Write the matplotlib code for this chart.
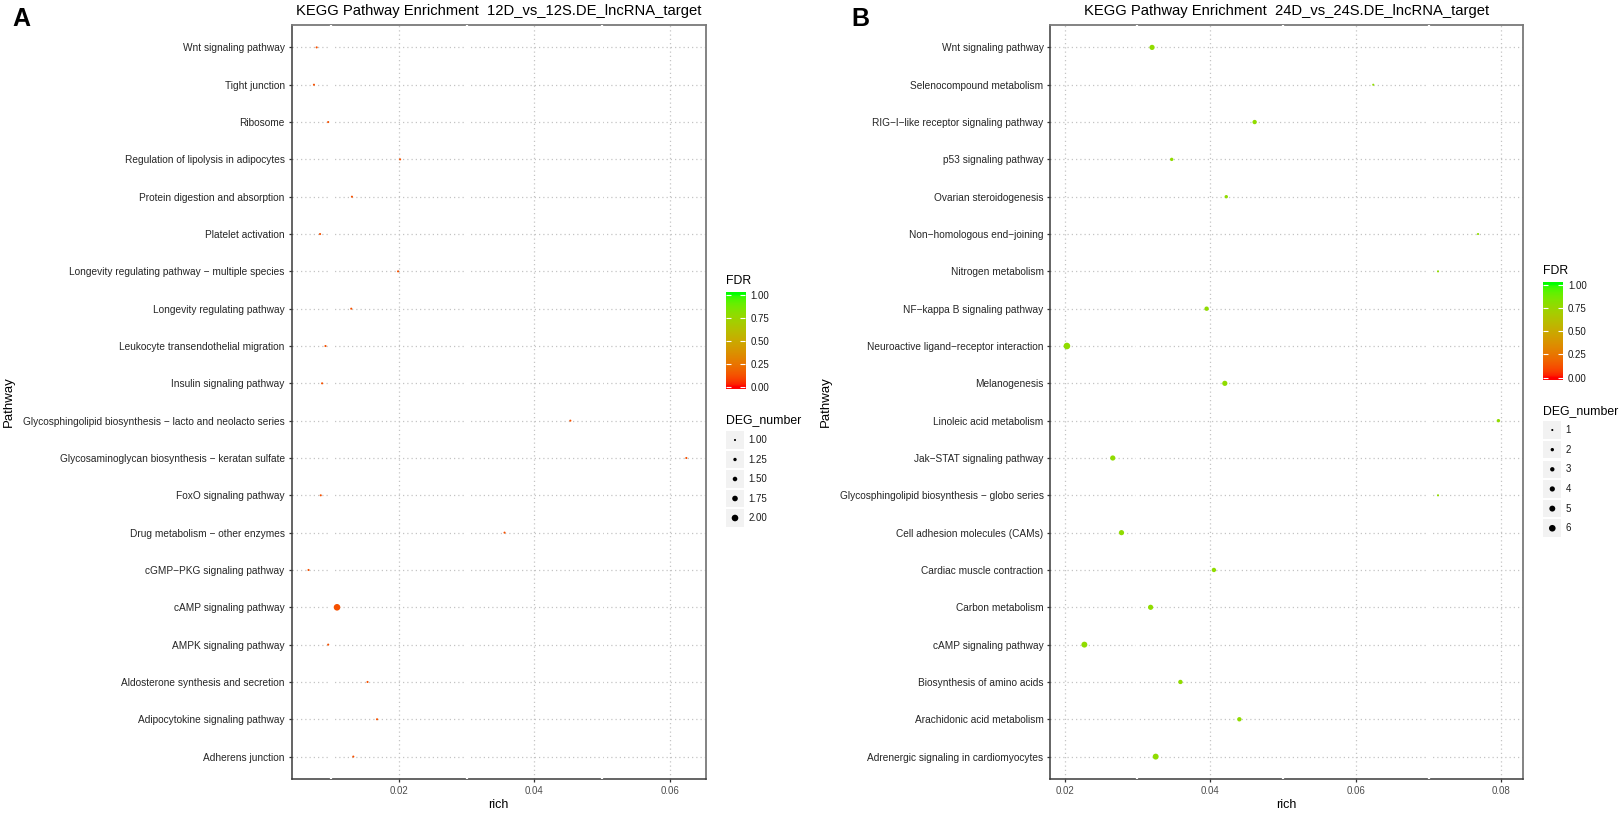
import numpy as np
import matplotlib
matplotlib.use("Agg")
import matplotlib.pyplot as plt
from matplotlib.colors import ListedColormap
from matplotlib.patches import Rectangle

plt.rcParams['font.family'] = ['Liberation Sans', 'DejaVu Sans']

W, H = 1623, 813

# panel A data, top to bottom as shown
path_a = ["Wnt signaling pathway", "Tight junction", "Ribosome",
          "Regulation of lipolysis in adipocytes",
          "Protein digestion and absorption", "Platelet activation",
          "Longevity regulating pathway \u2212 multiple species",
          "Longevity regulating pathway",
          "Leukocyte transendothelial migration",
          "Insulin signaling pathway",
          "Glycosphingolipid biosynthesis \u2212 lacto and neolacto series",
          "Glycosaminoglycan biosynthesis \u2212 keratan sulfate",
          "FoxO signaling pathway",
          "Drug metabolism \u2212 other enzymes",
          "cGMP\u2212PKG signaling pathway", "cAMP signaling pathway",
          "AMPK signaling pathway",
          "Aldosterone synthesis and secretion",
          "Adipocytokine signaling pathway", "Adherens junction"]
rich_a = [0.0079, 0.0075, 0.0096, 0.0202, 0.0131, 0.0084, 0.0199, 0.0130,
          0.0092, 0.0087, 0.0453, 0.0624, 0.0085, 0.0356, 0.0067, 0.0109,
          0.0096, 0.0154, 0.0168, 0.0133]
deg_a = [1, 1, 1, 1, 1, 1, 1, 1, 1, 1, 1, 1, 1, 1, 1, 2, 1, 1, 1, 1]
fdr_a = [0.12] * 20

# panel B data
path_b = ["Wnt signaling pathway", "Selenocompound metabolism",
          "RIG\u2212I\u2212like receptor signaling pathway",
          "p53 signaling pathway", "Ovarian steroidogenesis",
          "Non\u2212homologous end\u2212joining", "Nitrogen metabolism",
          "NF\u2212kappa B signaling pathway",
          "Neuroactive ligand\u2212receptor interaction", "Melanogenesis",
          "Linoleic acid metabolism", "Jak\u2212STAT signaling pathway",
          "Glycosphingolipid biosynthesis \u2212 globo series",
          "Cell adhesion molecules (CAMs)", "Cardiac muscle contraction",
          "Carbon metabolism", "cAMP signaling pathway",
          "Biosynthesis of amino acids", "Arachidonic acid metabolism",
          "Adrenergic signaling in cardiomyocytes"]
rich_b = [0.0320, 0.0624, 0.0461, 0.0347, 0.0422, 0.0768, 0.0713, 0.0395,
          0.0203, 0.0420, 0.0796, 0.0266, 0.0713, 0.0278, 0.0405, 0.0318,
          0.0227, 0.0359, 0.0440, 0.0325]
deg_b = [4, 1, 3, 2, 2, 1, 1, 3, 6, 4, 2, 4, 1, 4, 3, 4, 5, 3, 3, 5]
fdr_b = [0.78] * 20

title_a = "KEGG Pathway Enrichment  12D_vs_12S.DE_lncRNA_target"
title_b = "KEGG Pathway Enrichment  24D_vs_24S.DE_lncRNA_target"


# red -> green gradient interpolated in CIELAB (like ggplot)
M = np.array([[0.4124, 0.3576, 0.1805],
              [0.2126, 0.7152, 0.0722],
              [0.0193, 0.1192, 0.9505]])
WHITE = np.array([0.95047, 1.0, 1.08883])


def to_lab(rgb):
    rgb = np.asarray(rgb, float)
    lin = np.where(rgb <= 0.04045, rgb / 12.92, ((rgb + 0.055) / 1.055) ** 2.4)
    t = (M @ lin) / WHITE
    f = np.where(t > (6 / 29) ** 3, np.cbrt(t), t / (3 * (6 / 29) ** 2) + 4 / 29)
    return np.array([116 * f[1] - 16, 500 * (f[0] - f[1]), 200 * (f[1] - f[2])])


def from_lab(lab):
    L, a, b = lab
    fy = (L + 16) / 116
    f = np.array([fy + a / 500, fy, fy - b / 200])
    d = 6 / 29
    t = np.where(f > d, f ** 3, 3 * d * d * (f - 4 / 29))
    lin = np.clip(np.linalg.inv(M) @ (t * WHITE), 0, 1)
    rgb = np.where(lin <= 0.0031308, 12.92 * lin, 1.055 * lin ** (1 / 2.4) - 0.055)
    return np.clip(rgb, 0, 1)


lab_lo, lab_hi = to_lab([1, 0, 0]), to_lab([0, 1, 0])
cmap = ListedColormap([from_lab(lab_lo + (lab_hi - lab_lo) * t)
                       for t in np.linspace(0, 1, 256)])


def dot_area(v, vmin, vmax):
    d = 2.1 + 4.5 * (np.sqrt(v) - np.sqrt(vmin)) / (np.sqrt(vmax) - np.sqrt(vmin))
    return (d * 0.72) ** 2


fig = plt.figure(figsize=(W / 100, H / 100), dpi=100)


def draw_panel(l, t, r, b, names, rich, deg, fdr, xlim, xticks, minor):
    ax = fig.add_axes([l / W, 1 - b / H, (r - l) / W, (b - t) / H])
    n = len(names)
    y = np.arange(n)[::-1]
    ax.set_xlim(xlim)
    ax.set_ylim(-0.6, n - 0.4)
    ax.set_yticks(y)
    ax.set_yticklabels(names)
    ax.set_xticks(xticks)
    ax.set_xticklabels(["%.2f" % v for v in xticks])
    ax.grid(True, ls=(0, (1, 2.4)), color='#c4c4c4', lw=0.9, zorder=0)
    ax.set_axisbelow(True)
    # white minor breaks like ggplot theme
    ax.vlines(minor, 0, 1, transform=ax.get_xaxis_transform(), colors='white',
              lw=1.6, zorder=2.6, clip_on=False)
    deg = np.array(deg)
    ax.scatter(rich, y, s=dot_area(deg, deg.min(), deg.max()),
               c=cmap(np.array(fdr)), edgecolors='none', zorder=4)
    for side in ['left', 'bottom']:
        ax.spines[side].set_color('#3a3a3a')
        ax.spines[side].set_linewidth(1.1)
    for side in ['top', 'right']:
        ax.spines[side].set_color('#7a7a7a')
        ax.spines[side].set_linewidth(1.3)
    ax.tick_params(axis='y', length=2.2, width=0.9, color='#333333',
                   labelsize=7.3, labelcolor='#262626', pad=2.7)
    ax.tick_params(axis='x', length=2.2, width=0.9, color='#333333',
                   labelsize=7, labelcolor='#4d4d4d', pad=2.9)
    return ax


ax_a = draw_panel(291.5, 25, 706, 779, path_a, rich_a, deg_a, fdr_a,
                  (0.00419, 0.0653), [0.02, 0.04, 0.06], [0.01, 0.03, 0.05])
ax_b = draw_panel(1050.4, 25, 1523, 779, path_b, rich_b, deg_b, fdr_b,
                  (0.01803, 0.08298), [0.02, 0.04, 0.06, 0.08],
                  [0.03, 0.05, 0.07])


def fdr_bar(l, r, y1, y0):
    per = y0 - y1
    lo, hi = -2.3 / per, 1 + 3 / per
    cax = fig.add_axes([l / W, 1 - (y0 + 2.3) / H, (r - l) / W,
                        (per + 5.3) / H])
    cax.imshow(np.linspace(lo, hi, 300)[:, None], origin='lower',
               extent=[0, 1, lo, hi], aspect='auto', cmap=cmap, vmin=0, vmax=1)
    cax.set_xlim(0, 1)
    cax.set_ylim(lo, hi)
    cax.set_xticks([])
    cax.set_yticks([0, 0.25, 0.5, 0.75, 1])
    cax.set_yticklabels(["0.00", "0.25", "0.50", "0.75", "1.00"])
    cax.tick_params(axis='y', direction='in', length=3.5, width=0.8,
                    color='white', left=True, right=True, labelleft=False,
                    labelright=True, labelsize=7, labelcolor='#1a1a1a', pad=3.9)
    for s in cax.spines.values():
        s.set_visible(False)


fdr_bar(725.7, 745.3, 294.7, 386.7)
fdr_bar(1542.7, 1562.7, 284.7, 377.7)

# overlay for text and size legends (pixel coordinates)
ov = fig.add_axes([0, 0, 1, 1])
ov.set_xlim(0, W)
ov.set_ylim(H, 0)
ov.axis('off')
ov.patch.set_alpha(0)


def size_legend(x0, title_y, first_y, step, values, labels):
    ov.text(x0, title_y, "DEG_number", fontsize=8.8, va='center', ha='left')
    v = np.array(values, float)
    for i, lab in enumerate(labels):
        cy = first_y + i * step
        ov.add_patch(Rectangle((x0, cy - 8.8), 18, 17.6, facecolor='#f2f2f2',
                               edgecolor='none'))
        ov.text(x0 + 22.5, cy, lab, fontsize=7, va='center', color='#1a1a1a')
    ov.scatter(np.full(len(v), x0 + 9), first_y + np.arange(len(v)) * step,
               s=dot_area(v, v.min(), v.max()), c='black', edgecolors='none')


size_legend(726, 420, 440, 19.5, [1, 1.25, 1.5, 1.75, 2],
            ["1.00", "1.25", "1.50", "1.75", "2.00"])
size_legend(1543.3, 410.7, 430, 19.65, [1, 2, 3, 4, 5, 6],
            ["1", "2", "3", "4", "5", "6"])

ov.text(726, 280.5, "FDR", fontsize=8.8, va='center', ha='left')
ov.text(1542.7, 270.5, "FDR", fontsize=8.8, va='center', ha='left')

ov.text(498.7, 10.5, title_a, fontsize=10.6, ha='center', va='center')
ov.text(1286.7, 10.5, title_b, fontsize=10.6, ha='center', va='center')
ov.text(21.5, 19, "A", fontsize=18, fontweight='bold', ha='center', va='center')
ov.text(860, 19, "B", fontsize=18, fontweight='bold', ha='center', va='center')
ov.text(8.5, 402, "Pathway", fontsize=9.5, rotation=90, ha='center', va='center')
ov.text(826, 402, "Pathway", fontsize=9.5, rotation=90, ha='center', va='center')
ov.text(498.7, 805, "rich", fontsize=9, ha='center', va='center')
ov.text(1286.7, 805, "rich", fontsize=9, ha='center', va='center')

fig.savefig("out.png", dpi=100)
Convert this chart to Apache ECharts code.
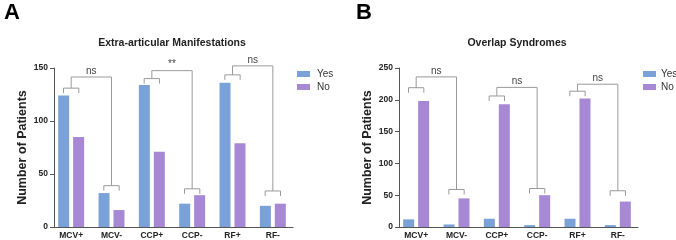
<!DOCTYPE html>
<html>
<head>
<meta charset="utf-8">
<script src="https://cdn.jsdelivr.net/npm/echarts@6/dist/echarts.min.js"></script>
<style>
  html, body { margin: 0; padding: 0; background: #fff; }
  #chart { width: 676px; height: 240px; }
</style>
</head>
<body>
<div id="chart"></div>
<script>
// categories and values
var categories = ['MCV+', 'MCV-', 'CCP+', 'CCP-', 'RF+', 'RF-'];
var extraYes = [124, 32, 134, 22, 136, 20];
var extraNo = [85, 16, 71, 30, 79, 22];
var overlapYes = [12, 4, 13, 3, 13, 3];
var overlapNo = [198, 45, 193, 50, 202, 40];

// brackets: [left index, right index, left bracket level, right bracket level, top level]
var extraBrackets = [[0, 1, 131, 39, 141.5], [2, 3, 140, 36, 147.5], [4, 5, 143.5, 34, 152]];
var extraLabels = ['ns', '**', 'ns'];
var overlapBrackets = [[0, 1, 219, 59, 236], [2, 3, 206, 60.5, 219.5], [4, 5, 213.5, 57, 224.5]];
var overlapLabels = ['ns', 'ns', 'ns'];

var BLUE = '#7ba2d8';
var PURPLE = '#a688d5';
var FONT = '"Liberation Sans", Arial, sans-serif';

function bracketRenderer(labels) {
    return function (params, api) {
        var l = api.value(0), r = api.value(1);
        var band = api.size([1, 0])[0];
        var half = band * 0.19;
        var pl = api.coord([l, api.value(2)]);
        var pr = api.coord([r, api.value(3)]);
        var pt = api.coord([l, api.value(4)]);
        var drop = 5;
        var style = { stroke: '#9a9a9a', lineWidth: 1, fill: null };
        function small(p) {
            return {
                type: 'polyline',
                shape: { points: [[p[0] - half, p[1] + drop], [p[0] - half, p[1]], [p[0] + half, p[1]], [p[0] + half, p[1] + drop]] },
                style: style
            };
        }
        return {
            type: 'group',
            children: [
                small(pl),
                small(pr),
                {
                    type: 'polyline',
                    shape: { points: [[pl[0], pl[1]], [pl[0], pt[1]], [pr[0], pt[1]], [pr[0], pr[1]]] },
                    style: style
                },
                {
                    type: 'text',
                    style: {
                        text: labels[params.dataIndex],
                        x: (pl[0] + pr[0]) / 2,
                        y: pt[1] - 1,
                        align: 'center',
                        verticalAlign: 'bottom',
                        fontSize: 10,
                        fontFamily: FONT,
                        fill: '#444'
                    }
                }
            ]
        };
    };
}

function xAxisFor(idx) {
    return {
        type: 'category',
        gridIndex: idx,
        data: categories,
        axisLine: { lineStyle: { color: '#555', width: 1 } },
        axisTick: { show: false },
        axisLabel: { fontSize: 8.5, fontWeight: 'bold', color: '#222', fontFamily: FONT, margin: 4 }
    };
}

function yAxisFor(idx, max) {
    return {
        type: 'value',
        gridIndex: idx,
        min: 0,
        max: max,
        interval: 50,
        offset: -3,
        name: 'Number of Patients',
        nameLocation: 'middle',
        nameGap: 25,
        nameTextStyle: { fontSize: 12.5, fontWeight: 'bold', color: '#222', fontFamily: FONT },
        splitLine: { show: false },
        axisLine: { show: true, lineStyle: { color: '#555', width: 1 } },
        axisTick: { show: true, length: 4, lineStyle: { color: '#555' } },
        axisLabel: { fontSize: 8.5, fontWeight: 'bold', color: '#222', fontFamily: FONT, margin: 6 }
    };
}

var myChart = echarts.init(document.getElementById('chart'));

var option = {
    animation: false,
    title: [
        { text: 'A', left: -1, top: -3, textStyle: { fontSize: 22, fontWeight: 'bold', color: '#000', fontFamily: FONT } },
        { text: 'B', left: 351, top: -3, textStyle: { fontSize: 22, fontWeight: 'bold', color: '#000', fontFamily: FONT } },
        { text: 'Extra-articular Manifestations', left: 172, top: 38, textAlign: 'center', padding: 0,
          textStyle: { fontSize: 10.5, fontWeight: 'bold', color: '#222', fontFamily: FONT } },
        { text: 'Overlap Syndromes', left: 517, top: 38, textAlign: 'center', padding: 0,
          textStyle: { fontSize: 10.5, fontWeight: 'bold', color: '#222', fontFamily: FONT } }
    ],
    legend: [
        { data: ['Yes', 'No'], orient: 'vertical', left: 297, top: 69, padding: 0, itemWidth: 13, itemHeight: 6, itemGap: 3,
          icon: 'rect', textStyle: { fontSize: 10, color: '#333', fontFamily: FONT, padding: [0, 0, 0, 2] } },
        { data: ['Yes', 'No'], orient: 'vertical', left: 643, top: 69, padding: 0, itemWidth: 13, itemHeight: 6, itemGap: 3,
          icon: 'rect', textStyle: { fontSize: 10, color: '#333', fontFamily: FONT, padding: [0, 0, 0, 0] } }
    ],
    grid: [
        { left: 51, width: 242, top: 68, height: 159 },
        { left: 396, width: 242, top: 68, height: 159 }
    ],
    xAxis: [xAxisFor(0), xAxisFor(1)],
    yAxis: [yAxisFor(0, 150), yAxisFor(1, 250)],
    series: [
        { name: 'Yes', type: 'bar', xAxisIndex: 0, yAxisIndex: 0, data: extraYes, barWidth: 11, barGap: '36%', itemStyle: { color: BLUE } },
        { name: 'No', type: 'bar', xAxisIndex: 0, yAxisIndex: 0, data: extraNo, barWidth: 11, barGap: '36%', itemStyle: { color: PURPLE } },
        { name: 'Yes', type: 'bar', xAxisIndex: 1, yAxisIndex: 1, data: overlapYes, barWidth: 11, barGap: '36%', itemStyle: { color: BLUE } },
        { name: 'No', type: 'bar', xAxisIndex: 1, yAxisIndex: 1, data: overlapNo, barWidth: 11, barGap: '36%', itemStyle: { color: PURPLE } },
        { type: 'custom', xAxisIndex: 0, yAxisIndex: 0, data: extraBrackets, clip: false, silent: true,
          encode: { x: 0, y: 4 }, renderItem: bracketRenderer(extraLabels), z: 5 },
        { type: 'custom', xAxisIndex: 1, yAxisIndex: 1, data: overlapBrackets, clip: false, silent: true,
          encode: { x: 0, y: 4 }, renderItem: bracketRenderer(overlapLabels), z: 5 }
    ]
};

myChart.setOption(option, true);
window.addEventListener('resize', function () {
    myChart.resize();
});
</script>
</body>
</html>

========================

**What is needed**
Take the lines from the start of the material to the line with "fdr_a = [0.12] * 20", both included, and transcribe them exactly without the pictures.

**Output**
Write the matplotlib code for this chart.
import numpy as np
import matplotlib
matplotlib.use("Agg")
import matplotlib.pyplot as plt
from matplotlib.colors import ListedColormap
from matplotlib.patches import Rectangle

plt.rcParams['font.family'] = ['Liberation Sans', 'DejaVu Sans']

W, H = 1623, 813

# panel A data, top to bottom as shown
path_a = ["Wnt signaling pathway", "Tight junction", "Ribosome",
          "Regulation of lipolysis in adipocytes",
          "Protein digestion and absorption", "Platelet activation",
          "Longevity regulating pathway \u2212 multiple species",
          "Longevity regulating pathway",
          "Leukocyte transendothelial migration",
          "Insulin signaling pathway",
          "Glycosphingolipid biosynthesis \u2212 lacto and neolacto series",
          "Glycosaminoglycan biosynthesis \u2212 keratan sulfate",
          "FoxO signaling pathway",
          "Drug metabolism \u2212 other enzymes",
          "cGMP\u2212PKG signaling pathway", "cAMP signaling pathway",
          "AMPK signaling pathway",
          "Aldosterone synthesis and secretion",
          "Adipocytokine signaling pathway", "Adherens junction"]
rich_a = [0.0079, 0.0075, 0.0096, 0.0202, 0.0131, 0.0084, 0.0199, 0.0130,
          0.0092, 0.0087, 0.0453, 0.0624, 0.0085, 0.0356, 0.0067, 0.0109,
          0.0096, 0.0154, 0.0168, 0.0133]
deg_a = [1, 1, 1, 1, 1, 1, 1, 1, 1, 1, 1, 1, 1, 1, 1, 2, 1, 1, 1, 1]
fdr_a = [0.12] * 20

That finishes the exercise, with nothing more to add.